Russian TV reporter killed in east Ukraine fighting

A Russian state television reporter was killed on Tuesday during a fierce battle in Ukraine`s separatist east that put Kiev`s tattered relations with Moscow under further strain.

Kiev: A Russian state television reporter was killed on Tuesday during a fierce battle in Ukraine`s separatist east that put Kiev`s tattered relations with Moscow under further strain.

The chief doctor at the main hospital in the rebel stronghold city of Lugansk said Russia`s VGTRK media group reporter Igor Kornelyuk sustained severe stomach wounds after being hit by shrapnel.

"He was unconscious when he arrived and died on his way to the operating room," doctor Fedir Solyanyk told AFP by telephone.

A Lugansk separatist spokesman told AFP by telephone that Kornelyuk and VGTRK sound technician Anton Voloshin were caught in the middle of a grenade launcher attack staged by Ukranian forces in the Russian border region.

The separatist spokesman said the fate of Voloshin and that of about 15 rebel fighters who were with the Russian television crew at the time remained unclear.

Ukrainian security officials said they would comment only after conducting a full investigation.

But Russia`s foreign ministry immediately denounced the reporter`s death as a "crime" committed by Ukrainian forces that it expected global media to condemn.

Kornelyuk`s death is the second confirmed fatality of a reporter in eastern Ukraine since fighting there broke out in mid-April.
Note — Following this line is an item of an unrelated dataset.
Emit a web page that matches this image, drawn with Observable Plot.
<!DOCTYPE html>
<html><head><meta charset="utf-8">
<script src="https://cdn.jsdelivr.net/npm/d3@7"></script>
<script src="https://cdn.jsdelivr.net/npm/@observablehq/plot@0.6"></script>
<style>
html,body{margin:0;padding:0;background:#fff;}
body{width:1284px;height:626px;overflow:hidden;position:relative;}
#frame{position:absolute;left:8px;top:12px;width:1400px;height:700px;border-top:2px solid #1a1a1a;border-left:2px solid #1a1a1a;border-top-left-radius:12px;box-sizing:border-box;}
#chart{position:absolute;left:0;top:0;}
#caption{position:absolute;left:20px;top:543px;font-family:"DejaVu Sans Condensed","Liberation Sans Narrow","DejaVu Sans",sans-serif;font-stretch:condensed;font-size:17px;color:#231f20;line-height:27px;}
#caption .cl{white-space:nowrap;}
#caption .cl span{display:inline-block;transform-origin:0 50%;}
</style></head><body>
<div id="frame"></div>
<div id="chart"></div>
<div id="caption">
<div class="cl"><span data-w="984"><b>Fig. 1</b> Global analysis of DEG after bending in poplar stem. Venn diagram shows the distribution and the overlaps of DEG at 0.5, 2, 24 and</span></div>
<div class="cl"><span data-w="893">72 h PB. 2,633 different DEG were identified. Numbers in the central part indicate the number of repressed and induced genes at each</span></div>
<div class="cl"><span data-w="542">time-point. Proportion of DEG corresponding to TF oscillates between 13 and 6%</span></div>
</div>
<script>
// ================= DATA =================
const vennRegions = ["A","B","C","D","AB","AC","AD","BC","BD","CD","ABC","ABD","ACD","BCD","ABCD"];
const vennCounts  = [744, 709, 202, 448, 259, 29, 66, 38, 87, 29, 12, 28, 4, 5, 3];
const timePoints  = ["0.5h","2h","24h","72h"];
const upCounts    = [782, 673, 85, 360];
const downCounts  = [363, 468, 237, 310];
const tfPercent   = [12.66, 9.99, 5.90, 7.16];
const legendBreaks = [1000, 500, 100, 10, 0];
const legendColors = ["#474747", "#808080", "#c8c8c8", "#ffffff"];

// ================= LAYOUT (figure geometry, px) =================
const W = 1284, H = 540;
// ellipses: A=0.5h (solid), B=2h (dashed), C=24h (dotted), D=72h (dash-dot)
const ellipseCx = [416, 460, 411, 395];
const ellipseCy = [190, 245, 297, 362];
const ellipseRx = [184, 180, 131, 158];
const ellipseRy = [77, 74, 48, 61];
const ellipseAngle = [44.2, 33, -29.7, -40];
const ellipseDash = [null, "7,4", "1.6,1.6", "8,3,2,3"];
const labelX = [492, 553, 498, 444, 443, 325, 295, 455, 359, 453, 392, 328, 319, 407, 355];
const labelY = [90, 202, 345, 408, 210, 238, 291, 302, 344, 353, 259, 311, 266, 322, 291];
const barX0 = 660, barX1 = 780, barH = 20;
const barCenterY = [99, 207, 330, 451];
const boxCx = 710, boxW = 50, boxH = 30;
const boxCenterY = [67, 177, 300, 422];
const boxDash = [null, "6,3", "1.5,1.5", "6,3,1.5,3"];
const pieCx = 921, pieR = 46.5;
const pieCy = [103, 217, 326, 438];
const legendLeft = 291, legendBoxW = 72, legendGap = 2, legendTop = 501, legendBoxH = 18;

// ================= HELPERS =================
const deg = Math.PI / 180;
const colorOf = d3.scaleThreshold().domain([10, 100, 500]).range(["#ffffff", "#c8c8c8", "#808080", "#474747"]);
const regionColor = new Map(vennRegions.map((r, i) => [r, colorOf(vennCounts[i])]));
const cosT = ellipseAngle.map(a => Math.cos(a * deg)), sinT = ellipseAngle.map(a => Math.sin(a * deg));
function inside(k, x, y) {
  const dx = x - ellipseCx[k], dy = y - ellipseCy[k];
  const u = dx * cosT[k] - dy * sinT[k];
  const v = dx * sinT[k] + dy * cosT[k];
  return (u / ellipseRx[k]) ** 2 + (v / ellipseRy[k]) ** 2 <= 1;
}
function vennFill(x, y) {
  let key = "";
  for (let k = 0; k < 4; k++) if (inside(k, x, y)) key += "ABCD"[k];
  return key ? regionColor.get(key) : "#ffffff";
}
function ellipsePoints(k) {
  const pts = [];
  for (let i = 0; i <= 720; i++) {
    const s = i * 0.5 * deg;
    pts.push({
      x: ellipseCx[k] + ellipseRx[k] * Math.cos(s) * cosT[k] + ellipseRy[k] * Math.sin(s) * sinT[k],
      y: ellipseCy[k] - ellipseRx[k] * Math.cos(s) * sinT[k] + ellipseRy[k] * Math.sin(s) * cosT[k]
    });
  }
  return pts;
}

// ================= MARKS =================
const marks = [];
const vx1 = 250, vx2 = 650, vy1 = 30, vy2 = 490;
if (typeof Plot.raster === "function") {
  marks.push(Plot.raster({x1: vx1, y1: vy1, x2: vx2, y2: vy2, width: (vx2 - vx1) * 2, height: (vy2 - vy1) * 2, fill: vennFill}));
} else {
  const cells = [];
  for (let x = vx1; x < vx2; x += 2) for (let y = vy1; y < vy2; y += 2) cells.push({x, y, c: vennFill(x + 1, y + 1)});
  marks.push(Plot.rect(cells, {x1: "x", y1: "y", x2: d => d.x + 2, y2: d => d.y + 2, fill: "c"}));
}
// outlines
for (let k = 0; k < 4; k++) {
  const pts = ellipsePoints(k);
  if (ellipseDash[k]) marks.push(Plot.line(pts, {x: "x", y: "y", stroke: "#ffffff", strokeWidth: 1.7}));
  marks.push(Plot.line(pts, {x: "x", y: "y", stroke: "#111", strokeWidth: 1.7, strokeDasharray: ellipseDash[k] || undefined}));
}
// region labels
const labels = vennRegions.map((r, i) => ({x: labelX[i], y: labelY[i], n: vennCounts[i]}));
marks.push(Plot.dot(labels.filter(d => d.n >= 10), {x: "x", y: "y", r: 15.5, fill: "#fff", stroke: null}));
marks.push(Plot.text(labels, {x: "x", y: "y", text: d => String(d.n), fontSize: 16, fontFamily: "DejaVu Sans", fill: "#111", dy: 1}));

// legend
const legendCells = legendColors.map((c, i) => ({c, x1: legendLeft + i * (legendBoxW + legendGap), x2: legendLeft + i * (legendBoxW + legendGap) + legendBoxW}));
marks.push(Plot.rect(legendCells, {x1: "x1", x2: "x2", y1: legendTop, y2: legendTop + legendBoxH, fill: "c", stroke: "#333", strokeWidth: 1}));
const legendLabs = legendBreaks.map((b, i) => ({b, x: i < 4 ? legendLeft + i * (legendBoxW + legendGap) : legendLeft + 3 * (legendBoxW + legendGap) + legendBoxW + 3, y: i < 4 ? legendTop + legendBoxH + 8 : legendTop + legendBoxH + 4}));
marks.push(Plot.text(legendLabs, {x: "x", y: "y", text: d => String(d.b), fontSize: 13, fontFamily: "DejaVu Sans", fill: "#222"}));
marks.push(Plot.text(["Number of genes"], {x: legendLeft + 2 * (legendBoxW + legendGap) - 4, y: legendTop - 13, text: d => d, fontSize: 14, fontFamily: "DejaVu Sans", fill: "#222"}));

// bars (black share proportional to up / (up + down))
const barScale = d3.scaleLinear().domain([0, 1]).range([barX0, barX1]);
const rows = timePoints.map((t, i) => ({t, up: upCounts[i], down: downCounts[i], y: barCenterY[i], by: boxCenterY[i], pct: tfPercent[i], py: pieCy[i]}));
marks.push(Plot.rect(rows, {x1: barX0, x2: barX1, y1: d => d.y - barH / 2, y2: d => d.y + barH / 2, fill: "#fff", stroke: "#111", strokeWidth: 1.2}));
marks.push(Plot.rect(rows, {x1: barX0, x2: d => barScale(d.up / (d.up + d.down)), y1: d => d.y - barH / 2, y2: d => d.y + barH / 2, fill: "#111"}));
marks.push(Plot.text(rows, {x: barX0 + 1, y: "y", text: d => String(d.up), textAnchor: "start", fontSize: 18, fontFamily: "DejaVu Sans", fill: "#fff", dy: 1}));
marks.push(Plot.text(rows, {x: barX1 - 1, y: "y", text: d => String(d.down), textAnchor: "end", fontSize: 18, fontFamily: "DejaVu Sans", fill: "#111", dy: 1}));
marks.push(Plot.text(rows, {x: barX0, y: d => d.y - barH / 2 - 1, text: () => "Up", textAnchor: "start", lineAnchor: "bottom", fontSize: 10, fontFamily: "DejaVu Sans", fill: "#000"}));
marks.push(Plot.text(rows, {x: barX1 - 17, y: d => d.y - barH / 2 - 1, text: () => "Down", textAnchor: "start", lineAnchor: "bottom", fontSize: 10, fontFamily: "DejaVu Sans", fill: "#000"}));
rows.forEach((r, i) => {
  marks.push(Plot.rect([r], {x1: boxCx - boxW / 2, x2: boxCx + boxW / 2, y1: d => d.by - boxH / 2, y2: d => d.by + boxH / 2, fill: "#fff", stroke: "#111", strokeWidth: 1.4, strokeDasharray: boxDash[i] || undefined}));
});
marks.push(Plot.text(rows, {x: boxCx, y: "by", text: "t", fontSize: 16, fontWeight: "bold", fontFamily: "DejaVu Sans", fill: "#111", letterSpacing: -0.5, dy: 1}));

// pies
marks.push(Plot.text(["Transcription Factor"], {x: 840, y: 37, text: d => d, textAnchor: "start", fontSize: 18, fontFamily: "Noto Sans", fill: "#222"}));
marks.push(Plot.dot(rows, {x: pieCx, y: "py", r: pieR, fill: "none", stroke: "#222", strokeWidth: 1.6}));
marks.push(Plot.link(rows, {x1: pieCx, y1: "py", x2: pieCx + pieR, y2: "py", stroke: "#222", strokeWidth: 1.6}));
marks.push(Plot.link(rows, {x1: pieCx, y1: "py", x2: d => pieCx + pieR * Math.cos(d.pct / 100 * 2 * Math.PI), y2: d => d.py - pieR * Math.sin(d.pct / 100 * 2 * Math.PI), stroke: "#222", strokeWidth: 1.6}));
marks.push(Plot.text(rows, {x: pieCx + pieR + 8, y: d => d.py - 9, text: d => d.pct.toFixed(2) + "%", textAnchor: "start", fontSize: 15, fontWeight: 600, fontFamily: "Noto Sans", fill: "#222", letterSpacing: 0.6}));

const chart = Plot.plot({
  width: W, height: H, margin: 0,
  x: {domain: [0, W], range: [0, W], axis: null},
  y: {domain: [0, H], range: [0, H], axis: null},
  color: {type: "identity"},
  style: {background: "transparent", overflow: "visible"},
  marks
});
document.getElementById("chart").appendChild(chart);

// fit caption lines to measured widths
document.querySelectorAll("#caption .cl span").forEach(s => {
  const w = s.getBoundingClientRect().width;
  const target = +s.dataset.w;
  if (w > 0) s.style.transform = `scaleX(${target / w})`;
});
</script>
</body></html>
Italian photographer Andrea Rocchelli and his Russian assistant Andrei Mironov were killed outside Slavyansk in the neighbouring Donetsk region in late May.

The 10-week pro-Russian uprising has threatened the survival of the economically teetering ex-Soviet nation and put East-West relations under pressure not witnessed since the Cold War.The Kremlin has denied fomenting the unrest. But its March seizure of Crimea and border troop movements were followed on Monday by a gas cut that Kiev called "another stage of Russia`s aggression against the Ukrainian state".

Weeks of acrimonious debt and price negotiations broke up on Monday with Russia walking away from a compromise solution proposed in Kiev by the European Union`s energy commissioner.

Ukraine receives half its gas from Russia and transports 15 percent of the fuel consumed in Europe a dependence that has not diminished despite similar supply disruptions in 2006 and 2009.

Russia imposed the cut after Ukraine balked at making a $1.9 billion (1.4 billion euro) debt payment in protest at Moscow`s decision to nearly double Kiev`s rates in the wake of the February ouster of a Kremlin-backed president.

A gas shortage is not expected to be felt in either Ukraine or Europe for several months.

Ukraine has bolstered its underground storage volumes and analysts believe that Europe`s own reserves are nearly full.

Yet Kiev is seeking to devise a longer-term solution that would eliminate a need to maintain an alliance with Russia to secure gas prices it can afford.

Prime Minister Arseniy Yatsenyuk said Tuesday that a team headed by Naftogaz state energy firm chief Andriy Kobolev and Energy Minister Yuriy Prodan was flying to Budapest to negotiate "reverse-flow" deliveries along pipelines now used for transporting Russian gas westward.

European utilities have for the most part refused to compromise their relations with Russia`s energy giant Gazprom by selling its own gas back to Ukraine at a price lower than that imposed on Kiev by Moscow.

European companies "do not have the right to do that," Gazprom chief executive Alexei Miller told Russia`s RIA Novosti news agency on Monday.

But EU Energy Commission spokeswoman Sabine Berger said such "reverse-flow" deliveries were "legally perfectly sound".Kiev`s increasingly hostile view of Moscow was in full display on Tuesday when a vital pipeline used to transport Siberian gas to Europe exploded in a spectacular fireball that sent up a 30-metre (100-foot) flame.

The Trans-Siberian Pipeline blast -- the second in slightly more than a month -- appeared to have been caused by the loss of pressure in a seal in a section of the link running through a northeastern part of Ukraine that has not been affected by the fighting.

But acting Interior Minister Arsen Avakov -- an outspoken official who has made a recent series of unsubstantiated claims -- blamed the explosion on Russian "sabotage".

"We are considering several versions of events, including the main one -- an act of terrorism," Avakov said in a statement.

"The pipeline`s sabotage... is an another attempt by Russia to discredit Ukraine as a partner in the gas sector."